Está claro que hay un tema con la bendición, con el favoritismo: quién se hará cargo de la continuidad. Sin embargo, con José y sus hermanos esto se desdibuja. Iaacov prefiere a los hijos de Rajel, José y Benjamín, pero todos son sus hijos. Más aun: todos ellos serán fundadores de las tribus de Israel, excepto José, cuyos hijos, Efraím y Menashé, tomarán esa función. La cuestión fraternal se diluye en la cuestión nacional. Pero el simbolismo permanece. Aun hoy nos llamamos unos a otros, como judíos, “hermanos”; la pregunta que cabe es si nos reconocemos. Los hermanos no reconocieron a José pasados los años y vestido como un egipcio; pero su revelación bastó para que lo aceptaran como tal. Otro hijo de Israel, Moshé, precisó de su hermano para ser reconocido y entendido por su pueblo. El hábito no hace al monje, pero cuando no somos parte de una cierta percepción de lo colectivo, nos cuesta reconocernos. Ya sobre la era común, siglos más tarde, ¿acaso los saduceos, fariseos, y esenios, se reconocían entre sí? Por cierto que eran todos “hermanos”, pero las diferencias eran enormes, profundas, y militantes. Está claro que ser hermanos no garantiza ni el amor, ni el reconocimiento, ni la armonía. Del mismo modo en que Iaacov se prepara para el encuentro con Esau, estos atributos deben prepararse, trabajarse, pensarse. Cuando la Biblia comienza con un fratricidio establece claramente que las cuestiones entre hermanos serán un problema central de todo lo que sigue. Aun hoy seguimos, aunque más no sea simbólica o metafóricamente, inscriptos en la saga bíblica.

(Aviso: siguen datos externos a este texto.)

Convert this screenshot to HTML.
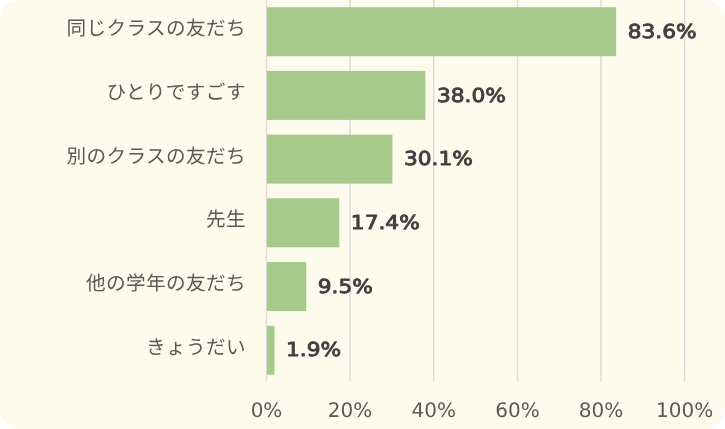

Está muy bien recordar que somos hermanos. “Recordar” no significa necesariamente acción: por algo una vez el texto dice “recuerda el shabat” (Éxodo 20:8) y otra dice “guarda el shabat” (Deut. 5:12-15); hay un proceso desde una actitud atenta pero pasiva a otra atenta y activa. Tal vez la propuesta sea no sólo pensarnos como hermanos, como familia, sino encontrar los espacios donde podamos encontrarnos, como lo hicieron Iaacov y Esau, José y sus hermanos. Siempre habrá un elemento de lucha interior (Iaacov peleó con un “hombre”), siempre quedaremos un poco rengos, como Iaacov, un poco fuera de nuestro equilibrio personal. Siempre pagaremos un precio personal, dejaremos algo en el camino. Pero tal vez el reencuentro valga la pena.